Michael Schumacher, arriva la decisione definitiva della sua famiglia: ora è davvero finita
Sette volte Campione del Mondo, un primato solo pareggiato da Hamilton, cinque con la Ferrari: una leggenda della Formula 1 Michael Schumacher ma anche e soprattutto del Cavallino. Senza dubbio tra i piloti più forti che questo sport ricordi, nell’élite assoluta. Indimenticato ed indimenticabile, la sua vita è cambiata irrimediabilmente il 29 dicembre del 2013.
Una vita a sfrecciare in pista nelle monoposto di Formula 1, a sfidare la morte, vittima di un destino beffardo sulle nevi di Meribel, in Francia: durante una sciata insieme alla famiglia, cadde andando a sbattere la testa contro una roccia. L’operazione chirurgica di urgenza, il coma per diversi mesi, la sua vita appesa ad un filo.
Dall’ospedale ad una clinica privata per proseguire le cure, poi nella sua villa in Svizzera dopo otto mesi per proseguire il suo percorso di riabilitazione. Sono trascorsi più di 11 anni da quel giorno e la famiglia non ha mai rilasciato dichiarazioni ufficiali sullo stato di salute dell’ex campione.
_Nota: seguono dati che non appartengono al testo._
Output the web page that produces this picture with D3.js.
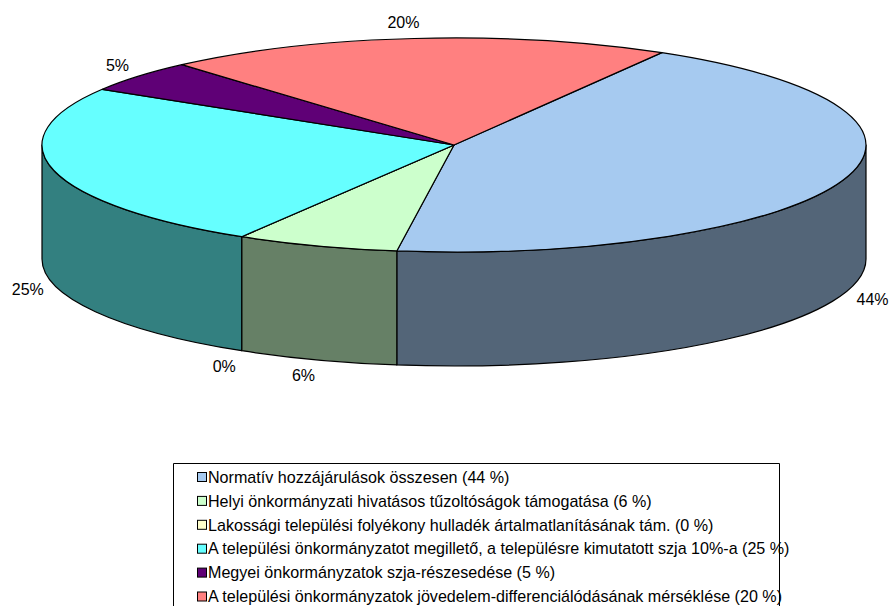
<!DOCTYPE html>
<html>
<head>
<meta charset="utf-8">
<script src="https://d3js.org/d3.v7.min.js"></script>
<style>
  html, body { margin: 0; padding: 0; background: #fff; overflow: hidden; }
  text { font-family: "Liberation Sans", Arial, sans-serif; fill: #000; }
</style>
</head>
<body>
<div id="chart"></div>
<script>
const categories = [
    "Normatív hozzájárulások összesen (44 %)",
    "Helyi önkormányzati hivatásos tűzoltóságok támogatása (6 %)",
    "Lakossági települési folyékony hulladék ártalmatlanításának tám. (0 %)",
    "A települési önkormányzatot megillető, a településre kimutatott szja 10%-a (25 %)",
    "Megyei önkormányzatok szja-részesedése (5 %)",
    "A települési önkormányzatok jövedelem-differenciálódásának mérséklése (20 %)"
]
const values = [43.8, 6.4, 0, 25.1, 4.8, 19.9]
const colors = ["#A6CAF0", "#CCFFCC", "#FFFFCC", "#66FFFF", "#5F0076", "#FF8080"]

const width = 889
const height = 606
const depth = 114
const startDeg = 30.3

const svg = d3.select("#chart")
    .append("svg")
    .attr("width", width)
    .attr("height", height)
    .attr("viewBox", [0, 0, width, height])

// unit ellipse -> pixels, the top face of the pie
const x = d3.scaleLinear().domain([-1, 1]).range([42, 866])
const y = d3.scaleLinear().domain([-1, 1]).range([38, 252])
const rx = (x(1) - x(-1)) / 2
const ry = (y(1) - y(-1)) / 2

const px = a => x(Math.sin(a))
const py = a => y(-Math.cos(a))

const start = startDeg * Math.PI / 180
const pie = d3.pie().sort(null).startAngle(start).endAngle(start + 2 * Math.PI)
const slices = pie(values).map((d, i) => ({...d, i}))

const half = c => {
    const k = d3.rgb(c)
    return d3.rgb(k.r * 0.5, k.g * 0.5, k.b * 0.5).formatHex()
}

// side wall is only seen on the front half
const walls = slices
    .map(d => ({
        i: d.i,
        a0: Math.max(d.startAngle, Math.PI / 2),
        a1: Math.min(d.endAngle, 3 * Math.PI / 2)
    }))
    .filter(d => d.a1 > d.a0)

svg.append("g")
    .selectAll("path")
    .data(walls)
    .join("path")
    .attr("fill", d => half(colors[d.i]))
    .attr("stroke", "#000")
    .attr("stroke-width", 1.2)
    .attr("stroke-linejoin", "round")
    .attr("d", d => `M${px(d.a0)},${py(d.a0)}
                     A${rx},${ry} 0 0 1 ${px(d.a1)},${py(d.a1)}
                     v${depth}
                     A${rx},${ry} 0 0 0 ${px(d.a0)},${py(d.a0) + depth}
                     Z`)

const arc = d3.arc().innerRadius(0).outerRadius(rx)

svg.append("g")
    .attr("transform", `translate(${x(0)},${y(0)}) scale(1,${ry / rx})`)
    .selectAll("path")
    .data(slices)
    .join("path")
    .attr("fill", d => colors[d.i])
    .attr("stroke", "#000")
    .attr("stroke-width", 1.2)
    .attr("stroke-linejoin", "round")
    .attr("vector-effect", "non-scaling-stroke")
    .attr("d", arc)

// percent labels sit just outside the rim, nudged where the original sits off the rule
const labelGapX = 30
const labelGapY = 16
const labelNudge = [[1, 0], [-3, 0], [-2, 2], [3, 1], [2, -1], [-8, 0]]
const mid = d => (d.startAngle + d.endAngle) / 2
const isFront = a => Math.cos(a) < 0

svg.append("g")
    .attr("font-size", 16)
    .attr("text-anchor", "middle")
    .selectAll("text")
    .data(slices)
    .join("text")
    .attr("x", d => px(mid(d)) + labelGapX * Math.sin(mid(d)) + labelNudge[d.i][0])
    .attr("y", d => py(mid(d)) - labelGapY * Math.cos(mid(d)) + (isFront(mid(d)) ? depth : 0) + labelNudge[d.i][1])
    .attr("dy", "0.36em")
    .text(d => `${Math.round(d.data)}%`)

// legend, the page cuts off its lower edge
const legendX = 173.5
const legendY = 463.5
const legendW = 606
const legendRow = d3.scaleLinear().domain([0, 5]).range([477, 596.5])

const legend = svg.append("g")
    .selectAll("g")
    .data(categories)
    .join("g")
    .attr("transform", (d, i) => `translate(197,${legendRow(i)})`)

legend.append("rect")
    .attr("x", 0.5)
    .attr("y", -4.5)
    .attr("width", 9)
    .attr("height", 9)
    .attr("fill", (d, i) => colors[i])
    .attr("stroke", "#000")
    .attr("stroke-width", 1)

legend.append("text")
    .attr("x", 11)
    .attr("dy", "0.36em")
    .attr("font-size", 16.1)
    .text(d => d)

svg.append("path")
    .attr("fill", "none")
    .attr("stroke", "#000")
    .attr("stroke-width", 1)
    .attr("d", `M${legendX},${height} V${legendY} H${legendX + legendW} V${height}`)
</script>
</body>
</html>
Nessuno può fargli visita se non alcuni amici stretti, tra questi Jean Todt che ha condiviso con lui le vittorie in Ferrari.
Schumacher, la rivelazione sulle sue condizioni
I tifosi ed i fan di Schumi, in questi anni, hanno provato a carpire informazioni ma c’è l’assoluto riserbo da parte della famiglia. Non si sa nulla della sua vita ed anche le voci di una presunta presenza al matrimonio della figlia Gina Maria non sono state confermate. Di certo c’è che la figlia è ora in dolce attesa mentre il figlio Mick, seppur a fatica, sta provando a ritagliarsi un posto nel mondo della Formula 1 (al momento è il pilota di riserva della Mercedes).
La pochezza di informazioni ha dato adito anche ad un ricatto, con una richiesta di 15 milioni di euro per non pubblicare foto e cartella clinica del campione sul dark web. Un’azione poi sventata. Felix Damm, avvocato della famiglia Schumacher, ha spiegato il perché del riserbo assoluto sulle condizioni del campione.
“C’era da proteggere la privacy e si è molto discusso su come farlo” ha spiegato. “Abbiamo valutato anche se la strada giusta potesse essere un rapporto finale sulla salute di Michael” ha poi aggiunto rivelando anche come inevitabilmente non sarebbe certo finita lì a vicenda.
“Ci avrebbero costretto ad aggiornamenti costanti sulle condizioni dando agio affinché dopo il comunicato dopo mesi o anni tutti tornassero a chiedersi come stesse. E nel caso dell’agire contro le speculazioni ci saremmo scontrati contro l’autodivulgazione volontaria“.